▶ **DATA TO USE**:

[start]

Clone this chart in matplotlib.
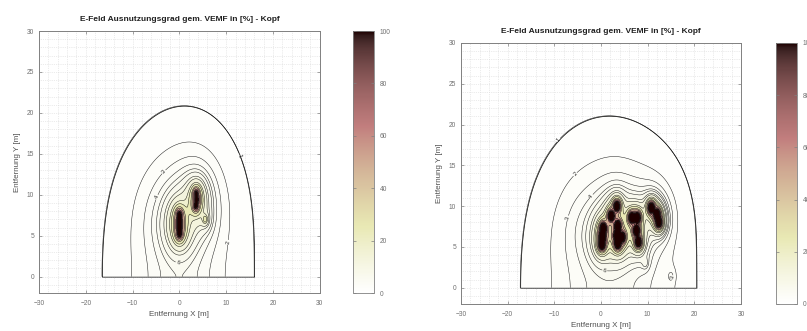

[end]
[start]

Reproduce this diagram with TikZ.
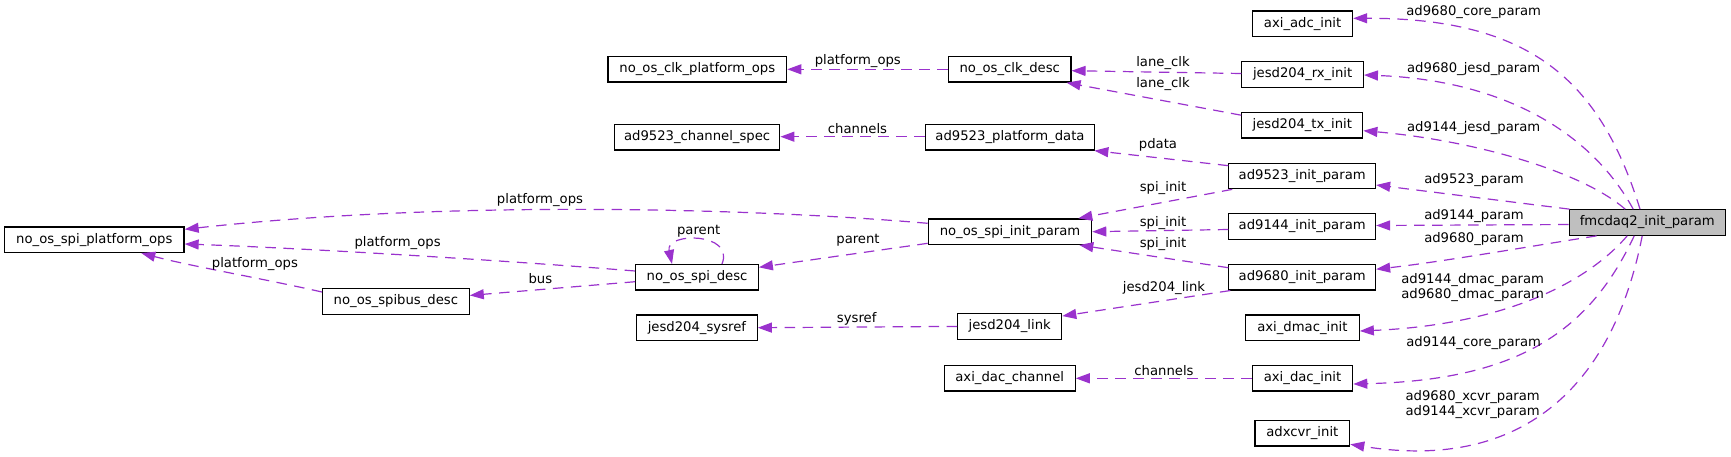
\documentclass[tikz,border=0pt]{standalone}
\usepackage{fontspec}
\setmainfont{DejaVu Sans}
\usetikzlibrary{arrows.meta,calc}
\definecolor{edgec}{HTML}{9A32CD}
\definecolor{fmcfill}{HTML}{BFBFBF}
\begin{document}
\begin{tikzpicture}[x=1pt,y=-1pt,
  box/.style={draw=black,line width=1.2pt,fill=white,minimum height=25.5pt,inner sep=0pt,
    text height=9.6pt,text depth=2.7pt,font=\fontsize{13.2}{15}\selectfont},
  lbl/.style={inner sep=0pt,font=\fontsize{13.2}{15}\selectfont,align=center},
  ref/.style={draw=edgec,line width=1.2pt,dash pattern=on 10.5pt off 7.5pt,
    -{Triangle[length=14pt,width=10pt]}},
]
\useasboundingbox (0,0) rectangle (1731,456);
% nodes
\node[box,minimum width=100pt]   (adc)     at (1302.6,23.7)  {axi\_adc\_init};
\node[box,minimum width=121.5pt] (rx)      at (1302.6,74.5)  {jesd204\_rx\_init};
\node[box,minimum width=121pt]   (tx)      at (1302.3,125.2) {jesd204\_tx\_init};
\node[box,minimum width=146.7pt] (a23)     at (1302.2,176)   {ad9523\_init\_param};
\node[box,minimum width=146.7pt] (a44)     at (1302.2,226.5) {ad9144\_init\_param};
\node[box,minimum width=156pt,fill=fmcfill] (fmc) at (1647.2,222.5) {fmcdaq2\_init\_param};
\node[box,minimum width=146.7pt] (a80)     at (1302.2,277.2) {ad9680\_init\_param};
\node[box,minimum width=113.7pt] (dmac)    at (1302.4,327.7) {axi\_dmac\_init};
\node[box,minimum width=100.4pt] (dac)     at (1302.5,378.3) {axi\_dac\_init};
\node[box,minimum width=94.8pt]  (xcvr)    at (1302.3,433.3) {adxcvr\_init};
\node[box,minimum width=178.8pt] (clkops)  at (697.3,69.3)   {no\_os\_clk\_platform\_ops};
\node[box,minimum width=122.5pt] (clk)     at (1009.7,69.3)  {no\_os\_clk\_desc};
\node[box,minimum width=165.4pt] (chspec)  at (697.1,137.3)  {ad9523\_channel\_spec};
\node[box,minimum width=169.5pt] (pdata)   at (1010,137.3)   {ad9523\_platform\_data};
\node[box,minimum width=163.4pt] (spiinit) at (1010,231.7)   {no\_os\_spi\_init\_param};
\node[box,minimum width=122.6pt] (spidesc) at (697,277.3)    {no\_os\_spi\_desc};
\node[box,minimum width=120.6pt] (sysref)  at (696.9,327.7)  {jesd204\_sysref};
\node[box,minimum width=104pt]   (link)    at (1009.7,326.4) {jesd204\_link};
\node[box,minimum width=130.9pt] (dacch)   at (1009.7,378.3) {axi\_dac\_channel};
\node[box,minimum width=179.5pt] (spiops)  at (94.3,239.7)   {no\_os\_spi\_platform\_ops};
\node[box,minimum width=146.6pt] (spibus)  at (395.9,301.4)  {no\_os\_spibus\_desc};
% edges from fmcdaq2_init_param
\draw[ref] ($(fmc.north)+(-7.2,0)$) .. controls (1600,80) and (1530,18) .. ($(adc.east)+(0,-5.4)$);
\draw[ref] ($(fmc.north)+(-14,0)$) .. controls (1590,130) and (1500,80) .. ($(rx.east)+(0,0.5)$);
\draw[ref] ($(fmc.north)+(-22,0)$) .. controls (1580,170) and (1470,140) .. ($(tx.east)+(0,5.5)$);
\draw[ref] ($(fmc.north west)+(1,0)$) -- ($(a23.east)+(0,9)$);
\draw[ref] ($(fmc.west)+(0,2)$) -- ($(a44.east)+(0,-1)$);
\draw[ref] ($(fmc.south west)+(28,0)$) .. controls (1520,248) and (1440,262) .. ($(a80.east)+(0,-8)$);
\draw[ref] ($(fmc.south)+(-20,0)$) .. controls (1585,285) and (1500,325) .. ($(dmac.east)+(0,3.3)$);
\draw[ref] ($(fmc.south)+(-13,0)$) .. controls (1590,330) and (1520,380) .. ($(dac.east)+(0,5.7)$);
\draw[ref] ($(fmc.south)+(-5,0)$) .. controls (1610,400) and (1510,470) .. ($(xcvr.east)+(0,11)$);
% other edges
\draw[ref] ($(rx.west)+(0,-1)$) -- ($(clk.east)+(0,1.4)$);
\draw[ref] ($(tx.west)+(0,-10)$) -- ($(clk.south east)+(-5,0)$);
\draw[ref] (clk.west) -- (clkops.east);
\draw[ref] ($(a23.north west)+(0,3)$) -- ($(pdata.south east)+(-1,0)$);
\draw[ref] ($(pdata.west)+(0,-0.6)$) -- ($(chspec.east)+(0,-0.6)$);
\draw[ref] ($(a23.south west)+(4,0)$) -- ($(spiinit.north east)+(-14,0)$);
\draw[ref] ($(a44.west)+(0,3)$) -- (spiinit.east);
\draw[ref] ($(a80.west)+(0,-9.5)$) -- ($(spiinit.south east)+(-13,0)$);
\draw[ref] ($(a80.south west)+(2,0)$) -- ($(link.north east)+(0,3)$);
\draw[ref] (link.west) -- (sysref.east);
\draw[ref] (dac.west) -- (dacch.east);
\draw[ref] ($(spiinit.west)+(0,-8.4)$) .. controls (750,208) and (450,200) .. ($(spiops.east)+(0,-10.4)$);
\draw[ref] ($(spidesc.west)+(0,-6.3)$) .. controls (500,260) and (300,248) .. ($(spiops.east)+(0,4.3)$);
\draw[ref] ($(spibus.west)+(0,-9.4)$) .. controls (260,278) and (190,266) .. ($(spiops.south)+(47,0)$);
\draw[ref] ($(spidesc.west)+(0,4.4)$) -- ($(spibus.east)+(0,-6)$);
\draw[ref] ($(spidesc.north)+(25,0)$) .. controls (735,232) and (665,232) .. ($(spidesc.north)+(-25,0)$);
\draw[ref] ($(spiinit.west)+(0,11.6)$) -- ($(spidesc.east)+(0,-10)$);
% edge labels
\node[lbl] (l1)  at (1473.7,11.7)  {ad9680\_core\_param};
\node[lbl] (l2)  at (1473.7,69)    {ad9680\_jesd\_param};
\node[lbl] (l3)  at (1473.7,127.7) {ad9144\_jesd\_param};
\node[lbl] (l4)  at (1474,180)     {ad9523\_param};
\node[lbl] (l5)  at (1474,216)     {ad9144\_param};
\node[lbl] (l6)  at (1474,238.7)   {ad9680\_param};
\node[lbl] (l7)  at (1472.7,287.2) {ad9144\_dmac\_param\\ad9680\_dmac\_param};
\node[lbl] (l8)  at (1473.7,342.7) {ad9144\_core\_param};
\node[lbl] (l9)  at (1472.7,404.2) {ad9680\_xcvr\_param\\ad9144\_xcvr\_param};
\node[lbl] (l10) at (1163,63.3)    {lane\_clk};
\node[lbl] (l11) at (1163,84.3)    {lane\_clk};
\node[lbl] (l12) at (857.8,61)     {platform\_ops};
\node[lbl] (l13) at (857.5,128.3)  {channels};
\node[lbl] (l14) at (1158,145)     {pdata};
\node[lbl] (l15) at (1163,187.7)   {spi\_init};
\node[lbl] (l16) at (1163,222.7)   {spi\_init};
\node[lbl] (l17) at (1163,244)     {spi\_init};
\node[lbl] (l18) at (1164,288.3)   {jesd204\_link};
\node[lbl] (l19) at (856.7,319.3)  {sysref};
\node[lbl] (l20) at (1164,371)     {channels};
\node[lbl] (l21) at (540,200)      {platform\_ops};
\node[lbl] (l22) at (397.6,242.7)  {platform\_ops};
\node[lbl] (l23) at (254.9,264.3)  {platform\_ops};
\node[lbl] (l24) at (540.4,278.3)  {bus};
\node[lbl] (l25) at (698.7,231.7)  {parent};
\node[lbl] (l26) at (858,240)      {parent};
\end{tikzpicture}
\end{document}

[end]

▶ **SET PROBLEM**:
Return a copy of every line that includes the word "this".

▶ **FULL OUTPUT**:
Clone this chart in matplotlib.
Reproduce this diagram with TikZ.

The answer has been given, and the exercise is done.